Today's actually been remarkably productive, IMHO. I'm trying to put together a fuzzy decision system based on the one given as an example in Bart Kosko's Fuzzy Thinking, chapter 10.
Most of today's work has been figuring out precisely what I didn't understand about the system previously, such as what constitutes a rule and what doesn't. It's slightly hampered by Kosko's seeming unwillingness to provide mathematical symbols (and while the effort is appreciated in places, in the example it's a real problem -- laborious sentence structures representing underlying geometric structures mean lots of rereading before even a few lines of code can be written.)
Of course, I'm not really complaining -- much -- I mean, I think it's interesting enough to attempt to produce a module that approximates its methods. I don't know how far this project will get, mostly because today was (oddly enough and completely out of the blue) a completely free day, and I don't find many of those lately. Tomorrow, for example, I have a meeting with the rest of the volunteers and IT people at the suicide boards, and I'm going to try to convince the guy running the IT end of things that IRC is a good bet. It's going to be uphill running all the way, I suspect.
Anyway -- more research into IRC server bandwidth stats tomorrow, maybe a little more code on the fuzzy system. Hopefully lots of coffee.

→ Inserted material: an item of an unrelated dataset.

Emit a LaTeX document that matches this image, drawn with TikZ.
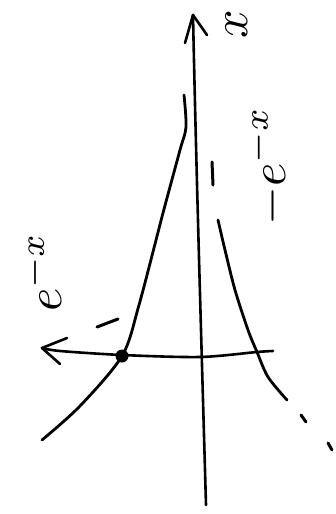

Also, I'm especially proud of myself because I'm taking the extra effort to work in pod for the first time. It's not pretty, but it's functional, and I change the documentation before I make code changes, which keeps me from half-implementing half-baked ideas because I have to explain them in English to myself a few times first, trying to determine if they're understandable. If I toss it around enough, usually I see what's wrong with the design before I get more code written.
So far I think most of it's a fairly faithful and reasonable attempt to code the damn thing, but I may be way off base. When I say that I'm really just farting around here, I exaggerate to no degree.
The closest thing I have to a way to check it (again, due to these damnable nonexistent symbols and formulas and whatnot) is to build the system, run the examples Kosko provides through it, and see what I get for results. Not a perfect way to check, but then perhaps I can compare it to similar efforts, or maybe other fuzzy systems.